Friday, 13 February 2026

The "Vanishing Code" Mystery in Google AI Studio


So, I have been using Google AI studio for a while now and I must say, its very good. I have been able to build my prototypes seamlessly. As an alumni of the Google Startup class, and having completed the "Prototype to Product" class, I’ve been pushing the boundaries of what these LLMs can generate.

However, as I moved from a simple one-page tool to a more complex application, I hit a strange wall: The Disappearing Feature.

The "Context" Paradox

You’d think with Gemini’s massive 2-million-token context window, the AI would remember every line of code you've written. But as my web app grew, I noticed something frustrating. I would ask the AI to add a new feature—say, a "Contact Us" section—and while it would build that section perfectly, it would suddenly "forget" or delete the complex logic I had built for my main tool in the previous step.

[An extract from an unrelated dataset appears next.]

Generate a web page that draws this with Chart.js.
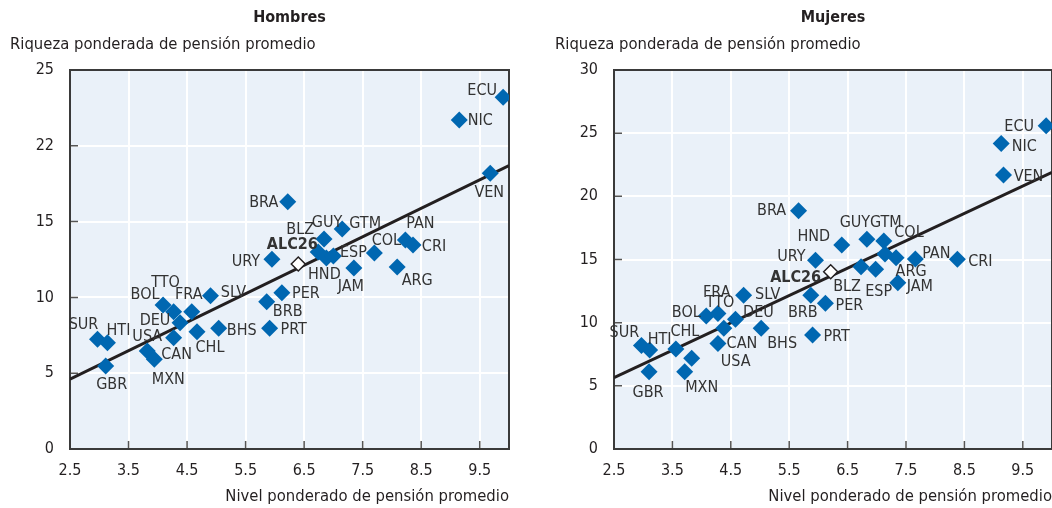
<!DOCTYPE html>
<html>
<head>
<meta charset="utf-8">
<script src="https://cdn.jsdelivr.net/npm/chart.js@4"></script>
<style>
  body { margin: 0; background: #fff; width: 1052px; height: 508px; overflow: hidden; position: relative; }
  canvas { position: absolute; top: 0; }
  #men { left: 0; }
  #women { left: 544px; }
</style>
</head>
<body>
<canvas id="men" width="530" height="508"></canvas>
<canvas id="women" width="509" height="508"></canvas>
<script>
// country codes, same order in every series below
const countries = ["SUR","HTI","GBR","USA","MXN","CAN","DEU","BOL","TTO","FRA","CHL","SLV","BHS","BRB","PER","PRT",
                   "URY","BLZ","HND","GUY","GTM","ESP","JAM","COL","ARG","PAN","CRI","BRA","ECU","NIC","VEN"]

// Hombres: nivel (x) and riqueza (y)
const menLevel  = [2.97,3.14,3.11,3.82,3.94,4.27,4.38,4.09,4.27,4.58,4.67,4.90,5.04,5.86,6.12,5.91,
                   5.95,6.74,6.88,6.84,7.15,7.00,7.35,7.70,8.09,8.23,8.36,6.22,9.90,9.15,9.68]
const menWealth = [7.24,7.01,5.47,6.46,5.92,7.34,8.33,9.50,9.06,9.06,7.74,10.11,7.96,9.72,10.31,7.96,
                   12.51,13.0,12.6,13.85,14.51,12.73,11.94,12.93,12.0,13.79,13.46,16.31,23.2,21.7,18.19]
const menAvg = [6.40, 12.2]          // ALC26
const menTrendX = [2.5, 10]
const menTrendY = [4.6, 18.7]

// Mujeres
const womenLevel  = [2.97,3.11,3.10,3.83,3.71,4.28,4.58,4.08,4.28,4.38,3.56,4.72,5.02,5.87,6.12,5.90,
                     5.95,6.73,6.40,6.83,7.12,6.98,7.36,7.14,7.33,7.66,8.38,5.66,9.90,9.13,9.17]
const womenWealth = [8.19,7.83,6.12,7.18,6.12,8.36,10.28,10.52,10.73,9.55,7.91,12.18,9.55,12.18,11.53,9.02,
                     14.95,14.42,16.14,16.61,16.46,14.22,13.16,15.43,15.13,15.03,15.01,18.85,25.58,24.18,21.68]
const womenAvg = [6.21, 14.03]
const womenTrendX = [2.5, 10]
const womenTrendY = [5.64, 21.9]

// axes
const xTicks = [2.5,3.5,4.5,5.5,6.5,7.5,8.5,9.5]
const xTickLabels = ["2.5","3.5","4.5","5.5","6.5","7.5","8.5","9.5"]
const menYTicks = [0,5,10,15,20,25]
const menYTickLabels = ["0","5","10","15","22","25"]
const womenYTicks = [0,5,10,15,20,25,30]
const womenYTickLabels = ["0","5","10","15","20","25","30"]

// where each label sits relative to its marker (dx, dy in px)
const menLabelAt = {
  SUR:[-14,-14], HTI:[11,-12], GBR:[6,19], USA:[0,-14], MXN:[14,21], CAN:[3,17], DEU:[-25,-2],
  BOL:[-18,-10], TTO:[-8,-29], FRA:[-3,-17], CHL:[13,16], SLV:[23,-3], BHS:[23,3], BRB:[21,10],
  PER:[24,1], PRT:[24,2], URY:[-26,2], BLZ:[-18,-22], HND:[-2,17], GUY:[3,-16], GTM:[23,-5],
  ESP:[20,-3], JAM:[-3,19], COL:[12,-12], ARG:[20,14], PAN:[15,-16], CRI:[21,2], BRA:[-24,1],
  ECU:[-21,-6], NIC:[21,1], VEN:[-1,20], ALC26:[-6,-19]
}
const womenLabelAt = {
  SUR:[-17,-13], HTI:[10,-10], GBR:[-1,21], USA:[44,4], MXN:[17,16], CAN:[24,0], DEU:[23,-6],
  BOL:[-20,-3], TTO:[2,-11], FRA:[-7,-36], CHL:[9,-17], SLV:[24,0], BHS:[21,15], BRB:[-8,18],
  PER:[24,3], PRT:[24,2], URY:[-24,-3], BLZ:[-14,20], HND:[-28,-8], GUY:[-12,-16], GTM:[2,-18],
  ESP:[3,22], JAM:[22,4], COL:[24,-21], ARG:[15,14], PAN:[21,-5], CRI:[23,2], BRA:[-27,0],
  ECU:[-27,1], NIC:[23,3], VEN:[25,2], ALC26:[-35,6]
}

const FONT = "'Liberation Sans Narrow', 'DejaVu Sans Condensed', 'Arial Narrow', sans-serif"
const BLUE = '#0067b1'

function framePlugin(o) {
  return {
    id: 'frame',
    beforeDraw(chart) {
      const a = chart.chartArea, ctx = chart.ctx
      ctx.save()
      ctx.fillStyle = '#eaf1f9'
      ctx.fillRect(a.left, a.top, a.right - a.left, a.bottom - a.top)
      ctx.restore()
    },
    beforeDatasetsDraw(chart) {
      const a = chart.chartArea, ctx = chart.ctx
      const xs = chart.scales.x, ys = chart.scales.y
      ctx.save()
      ctx.strokeStyle = '#555'
      ctx.lineWidth = 1.5
      ctx.beginPath()
      xTicks.forEach(v => { const p = xs.getPixelForValue(v); ctx.moveTo(p, a.bottom); ctx.lineTo(p, a.bottom - 8) })
      o.yTicks.forEach(v => { const p = ys.getPixelForValue(v); ctx.moveTo(a.left, p); ctx.lineTo(a.left + 8, p) })
      ctx.stroke()
      ctx.strokeStyle = '#3a3a3a'
      ctx.lineWidth = 2
      ctx.strokeRect(a.left, a.top, a.right - a.left, a.bottom - a.top)
      ctx.restore()
    },
    afterDraw(chart) {
      const a = chart.chartArea, ctx = chart.ctx
      ctx.save()
      ctx.fillStyle = '#231f20'
      ctx.textBaseline = 'middle'
      ctx.font = 'bold 16px ' + FONT
      ctx.textAlign = 'center'
      ctx.fillText(o.title, (a.left + a.right) / 2, 18)
      ctx.font = '16.5px ' + FONT
      ctx.textAlign = 'left'
      ctx.fillText('Riqueza ponderada de pensión promedio', o.yTitleX, 45)
      ctx.textAlign = 'right'
      ctx.fillText('Nivel ponderado de pensión promedio', a.right, 497)

      // point labels
      ctx.textAlign = 'center'
      ctx.fillStyle = '#333'
      chart.data.datasets.forEach((ds, di) => {
        if (ds.label === 'trend') return
        const meta = chart.getDatasetMeta(di)
        meta.data.forEach((el, i) => {
          const code = ds.data[i].code
          const off = o.labelAt[code] || [0, -16]
          ctx.font = (code === 'ALC26' ? 'bold ' : '') + '16px ' + FONT
          ctx.fillText(code, el.x + off[0], el.y + off[1])
        })
      })
      ctx.restore()
    }
  }
}

function buildChart(id, o) {
  const pts = countries.map((c, i) => ({ x: o.level[i], y: o.wealth[i], code: c }))
  return new Chart(document.getElementById(id), {
    type: 'scatter',
    data: {
      datasets: [
        { label: 'trend', type: 'line', data: o.trendX.map((x, i) => ({ x: x, y: o.trendY[i] })),
          borderColor: '#231f20', borderWidth: 3, pointRadius: 0, order: 2 },
        { label: 'countries', data: pts, pointStyle: 'rectRot', pointRadius: 8.5,
          backgroundColor: BLUE, borderColor: BLUE, borderWidth: 0, order: 1 },
        { label: 'ALC26', data: [{ x: o.avg[0], y: o.avg[1], code: 'ALC26' }], pointStyle: 'rectRot', pointRadius: 7,
          backgroundColor: '#fff', borderColor: '#231f20', borderWidth: 1.5, order: 0 }
      ]
    },
    options: {
      responsive: false,
      animation: false,
      events: [],
      layout: { autoPadding: false, padding: { top: 70, left: 0, right: o.padRight, bottom: 0 } },
      plugins: { legend: { display: false }, tooltip: { enabled: false } },
      scales: {
        x: {
          type: 'linear', min: 2.5, max: 10,
          afterBuildTicks: s => { s.ticks = xTicks.map(v => ({ value: v })) },
          afterFit: s => { s.height = 59; s.paddingLeft = 0; s.paddingRight = 0 },
          grid: { color: '#fff', lineWidth: 2, drawTicks: false },
          border: { display: false },
          ticks: { font: { family: FONT, size: 16 }, color: '#231f20', padding: 12,
                   callback: (v, i) => xTickLabels[i] }
        },
        y: {
          type: 'linear', min: 0, max: o.yMax,
          afterBuildTicks: s => { s.ticks = o.yTicks.map(v => ({ value: v })) },
          afterFit: s => { s.width = 70; s.paddingTop = 0; s.paddingBottom = 0 },
          grid: { color: '#fff', lineWidth: 2, drawTicks: false },
          border: { display: false },
          ticks: { font: { family: FONT, size: 16 }, color: '#231f20', padding: 16,
                   callback: (v, i) => o.yTickLabels[i] }
        }
      }
    },
    plugins: [framePlugin(o)]
  })
}

const menChart = buildChart('men', {
  title: 'Hombres', level: menLevel, wealth: menWealth, avg: menAvg,
  trendX: menTrendX, trendY: menTrendY, yMax: 25, yTicks: menYTicks, yTickLabels: menYTickLabels,
  labelAt: menLabelAt, padRight: 21, yTitleX: 10
})
const womenChart = buildChart('women', {
  title: 'Mujeres', level: womenLevel, wealth: womenWealth, avg: womenAvg,
  trendX: womenTrendX, trendY: womenTrendY, yMax: 30, yTicks: womenYTicks, yTickLabels: womenYTickLabels,
  labelAt: womenLabelAt, padRight: 1, yTitleX: 11
})
</script>
</body>
</html>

It’s like the AI is a brilliant architect with a very small desk; it’s so focused on the new blueprint that it knocks the old one onto the floor.

Why Is This Happening?

It’s not actually a "capacity" limit in terms of memory. It’s a conciseness bias. AI models are trained to give you the most efficient answer. When you ask for an update, the AI often:

  1. Summarizes: It gives you the new part but replaces the old part with a comment like // ... rest of code stays the same.

  2. Overwrites: It focuses on the new instructions so intensely that it "hallucinates" a simpler version of your existing features to save space in its output.

How I Fixed My Workflow (From Prototype to Product)

To graduate from a "messy prototype" to a "stable product," I had to change how I talked to AI Studio. If you’re building a multi-page app, here are the three rules I now live by:

  1. Stop the Monolith: Don't keep your entire app in one file (like App.jsx). Tell the AI to break your app into Components. If the "Legal Tool" is in its own file, the AI can't accidentally delete it while you’re working on the "Navbar."

  2. The "Full File" Mandate: I started adding this sentence to every prompt: "Do not use placeholders or comments like '//...rest of code.' Output the entire file so I can copy-paste it without breaking the app."

  3. Use State Management: Instead of letting the AI decide how data flows, I instruct it to use a central "State." This ensures that adding a new page doesn't break how the existing pages talk to each other.

The Verdict

Google AI Studio is a powerhouse for rapid development, but as we move from Prototype to Product, we have to be the "Project Manager." We can't just ask the AI to "build more"; we have to tell it to "expand without replacing."